Reproduce the material word for word; the images stay out.
-- begin Data shown --
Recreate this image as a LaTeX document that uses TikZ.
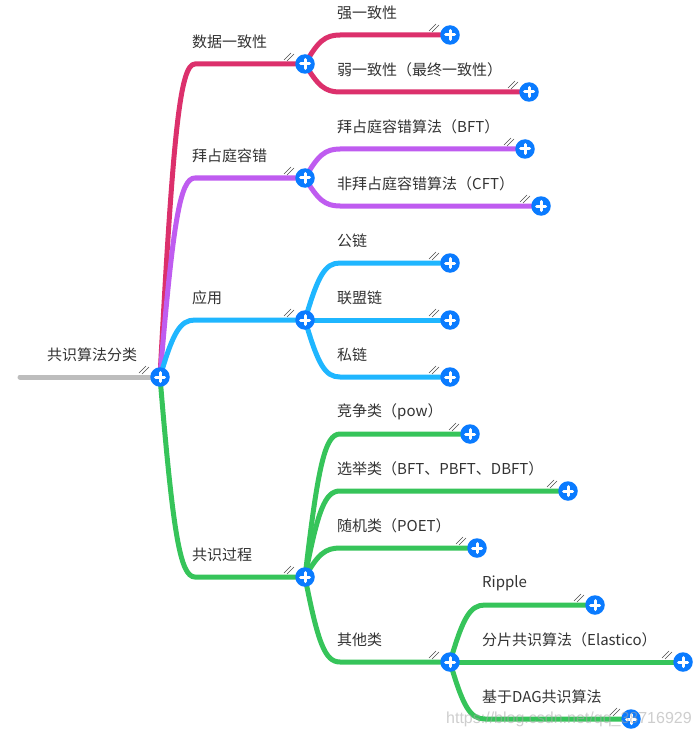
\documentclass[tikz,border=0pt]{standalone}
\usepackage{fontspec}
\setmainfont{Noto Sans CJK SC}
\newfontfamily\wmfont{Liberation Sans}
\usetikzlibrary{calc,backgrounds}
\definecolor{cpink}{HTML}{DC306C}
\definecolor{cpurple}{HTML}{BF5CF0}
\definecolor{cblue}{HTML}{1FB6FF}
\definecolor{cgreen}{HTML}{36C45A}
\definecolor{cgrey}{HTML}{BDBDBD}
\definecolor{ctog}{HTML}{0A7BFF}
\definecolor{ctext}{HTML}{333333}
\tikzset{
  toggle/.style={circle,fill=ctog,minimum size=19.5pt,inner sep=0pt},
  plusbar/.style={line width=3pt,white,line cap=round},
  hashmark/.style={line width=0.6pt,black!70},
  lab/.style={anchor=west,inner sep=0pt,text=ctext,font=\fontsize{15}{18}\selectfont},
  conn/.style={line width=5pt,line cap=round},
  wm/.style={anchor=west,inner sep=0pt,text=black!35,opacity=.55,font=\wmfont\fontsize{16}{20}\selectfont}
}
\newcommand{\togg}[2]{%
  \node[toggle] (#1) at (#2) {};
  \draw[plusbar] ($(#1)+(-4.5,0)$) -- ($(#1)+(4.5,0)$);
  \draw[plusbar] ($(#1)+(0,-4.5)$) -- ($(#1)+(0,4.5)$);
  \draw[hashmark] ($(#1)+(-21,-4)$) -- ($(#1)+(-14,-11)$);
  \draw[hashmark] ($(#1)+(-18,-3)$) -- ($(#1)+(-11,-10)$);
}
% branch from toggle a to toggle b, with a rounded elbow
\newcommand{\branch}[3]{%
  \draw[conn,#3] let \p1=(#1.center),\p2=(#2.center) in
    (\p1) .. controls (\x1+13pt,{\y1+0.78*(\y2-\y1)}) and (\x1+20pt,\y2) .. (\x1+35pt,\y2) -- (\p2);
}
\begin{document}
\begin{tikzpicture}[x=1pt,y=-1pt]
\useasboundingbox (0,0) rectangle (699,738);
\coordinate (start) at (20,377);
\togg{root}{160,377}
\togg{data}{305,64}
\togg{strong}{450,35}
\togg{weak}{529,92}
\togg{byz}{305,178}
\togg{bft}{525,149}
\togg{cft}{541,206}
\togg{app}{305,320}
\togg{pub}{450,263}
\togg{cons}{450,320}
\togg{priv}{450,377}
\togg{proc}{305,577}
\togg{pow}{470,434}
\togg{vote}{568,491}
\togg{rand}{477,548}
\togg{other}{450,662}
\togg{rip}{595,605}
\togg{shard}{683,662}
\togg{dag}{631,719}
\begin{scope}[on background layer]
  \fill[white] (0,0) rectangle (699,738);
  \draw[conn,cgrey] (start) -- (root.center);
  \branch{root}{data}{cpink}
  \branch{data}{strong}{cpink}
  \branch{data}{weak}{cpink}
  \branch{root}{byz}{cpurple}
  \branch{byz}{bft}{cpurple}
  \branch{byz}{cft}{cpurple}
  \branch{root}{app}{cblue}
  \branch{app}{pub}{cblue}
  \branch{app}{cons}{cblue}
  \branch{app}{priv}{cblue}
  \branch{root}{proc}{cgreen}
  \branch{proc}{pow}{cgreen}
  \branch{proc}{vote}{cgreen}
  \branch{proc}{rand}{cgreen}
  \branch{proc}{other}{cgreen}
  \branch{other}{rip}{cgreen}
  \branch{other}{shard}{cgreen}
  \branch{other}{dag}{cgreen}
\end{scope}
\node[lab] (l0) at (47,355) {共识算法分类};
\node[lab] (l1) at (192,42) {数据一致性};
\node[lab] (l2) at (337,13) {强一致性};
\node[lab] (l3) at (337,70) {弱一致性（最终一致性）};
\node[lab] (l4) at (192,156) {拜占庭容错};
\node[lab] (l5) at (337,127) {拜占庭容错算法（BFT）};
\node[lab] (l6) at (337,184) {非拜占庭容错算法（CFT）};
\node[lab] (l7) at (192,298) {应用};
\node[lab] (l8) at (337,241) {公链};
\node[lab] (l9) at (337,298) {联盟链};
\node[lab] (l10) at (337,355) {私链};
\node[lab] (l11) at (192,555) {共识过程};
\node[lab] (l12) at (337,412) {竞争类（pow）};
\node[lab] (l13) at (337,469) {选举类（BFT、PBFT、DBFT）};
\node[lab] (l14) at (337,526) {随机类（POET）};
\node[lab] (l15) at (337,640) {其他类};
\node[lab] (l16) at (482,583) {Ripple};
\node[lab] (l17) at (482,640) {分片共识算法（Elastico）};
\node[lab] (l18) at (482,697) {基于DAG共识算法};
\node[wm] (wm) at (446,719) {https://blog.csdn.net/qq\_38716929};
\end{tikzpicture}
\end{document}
-- end Data shown --
• _Task answer_
Recreate this image as a LaTeX document that uses TikZ.
\documentclass[tikz,border=0pt]{standalone}
\usepackage{fontspec}
\setmainfont{Noto Sans CJK SC}
\newfontfamily\wmfont{Liberation Sans}
\usetikzlibrary{calc,backgrounds}
\definecolor{cpink}{HTML}{DC306C}
\definecolor{cpurple}{HTML}{BF5CF0}
\definecolor{cblue}{HTML}{1FB6FF}
\definecolor{cgreen}{HTML}{36C45A}
\definecolor{cgrey}{HTML}{BDBDBD}
\definecolor{ctog}{HTML}{0A7BFF}
\definecolor{ctext}{HTML}{333333}
\tikzset{
  toggle/.style={circle,fill=ctog,minimum size=19.5pt,inner sep=0pt},
  plusbar/.style={line width=3pt,white,line cap=round},
  hashmark/.style={line width=0.6pt,black!70},
  lab/.style={anchor=west,inner sep=0pt,text=ctext,font=\fontsize{15}{18}\selectfont},
  conn/.style={line width=5pt,line cap=round},
  wm/.style={anchor=west,inner sep=0pt,text=black!35,opacity=.55,font=\wmfont\fontsize{16}{20}\selectfont}
}
\newcommand{\togg}[2]{%
  \node[toggle] (#1) at (#2) {};
  \draw[plusbar] ($(#1)+(-4.5,0)$) -- ($(#1)+(4.5,0)$);
  \draw[plusbar] ($(#1)+(0,-4.5)$) -- ($(#1)+(0,4.5)$);
  \draw[hashmark] ($(#1)+(-21,-4)$) -- ($(#1)+(-14,-11)$);
  \draw[hashmark] ($(#1)+(-18,-3)$) -- ($(#1)+(-11,-10)$);
}
% branch from toggle a to toggle b, with a rounded elbow
\newcommand{\branch}[3]{%
  \draw[conn,#3] let \p1=(#1.center),\p2=(#2.center) in
    (\p1) .. controls (\x1+13pt,{\y1+0.78*(\y2-\y1)}) and (\x1+20pt,\y2) .. (\x1+35pt,\y2) -- (\p2);
}
\begin{document}
\begin{tikzpicture}[x=1pt,y=-1pt]
\useasboundingbox (0,0) rectangle (699,738);
\coordinate (start) at (20,377);
\togg{root}{160,377}
\togg{data}{305,64}
\togg{strong}{450,35}
\togg{weak}{529,92}
\togg{byz}{305,178}
\togg{bft}{525,149}
\togg{cft}{541,206}
\togg{app}{305,320}
\togg{pub}{450,263}
\togg{cons}{450,320}
\togg{priv}{450,377}
\togg{proc}{305,577}
\togg{pow}{470,434}
\togg{vote}{568,491}
\togg{rand}{477,548}
\togg{other}{450,662}
\togg{rip}{595,605}
\togg{shard}{683,662}
\togg{dag}{631,719}
\begin{scope}[on background layer]
  \fill[white] (0,0) rectangle (699,738);
  \draw[conn,cgrey] (start) -- (root.center);
  \branch{root}{data}{cpink}
  \branch{data}{strong}{cpink}
  \branch{data}{weak}{cpink}
  \branch{root}{byz}{cpurple}
  \branch{byz}{bft}{cpurple}
  \branch{byz}{cft}{cpurple}
  \branch{root}{app}{cblue}
  \branch{app}{pub}{cblue}
  \branch{app}{cons}{cblue}
  \branch{app}{priv}{cblue}
  \branch{root}{proc}{cgreen}
  \branch{proc}{pow}{cgreen}
  \branch{proc}{vote}{cgreen}
  \branch{proc}{rand}{cgreen}
  \branch{proc}{other}{cgreen}
  \branch{other}{rip}{cgreen}
  \branch{other}{shard}{cgreen}
  \branch{other}{dag}{cgreen}
\end{scope}
\node[lab] (l0) at (47,355) {共识算法分类};
\node[lab] (l1) at (192,42) {数据一致性};
\node[lab] (l2) at (337,13) {强一致性};
\node[lab] (l3) at (337,70) {弱一致性（最终一致性）};
\node[lab] (l4) at (192,156) {拜占庭容错};
\node[lab] (l5) at (337,127) {拜占庭容错算法（BFT）};
\node[lab] (l6) at (337,184) {非拜占庭容错算法（CFT）};
\node[lab] (l7) at (192,298) {应用};
\node[lab] (l8) at (337,241) {公链};
\node[lab] (l9) at (337,298) {联盟链};
\node[lab] (l10) at (337,355) {私链};
\node[lab] (l11) at (192,555) {共识过程};
\node[lab] (l12) at (337,412) {竞争类（pow）};
\node[lab] (l13) at (337,469) {选举类（BFT、PBFT、DBFT）};
\node[lab] (l14) at (337,526) {随机类（POET）};
\node[lab] (l15) at (337,640) {其他类};
\node[lab] (l16) at (482,583) {Ripple};
\node[lab] (l17) at (482,640) {分片共识算法（Elastico）};
\node[lab] (l18) at (482,697) {基于DAG共识算法};
\node[wm] (wm) at (446,719) {https://blog.csdn.net/qq\_38716929};
\end{tikzpicture}
\end{document}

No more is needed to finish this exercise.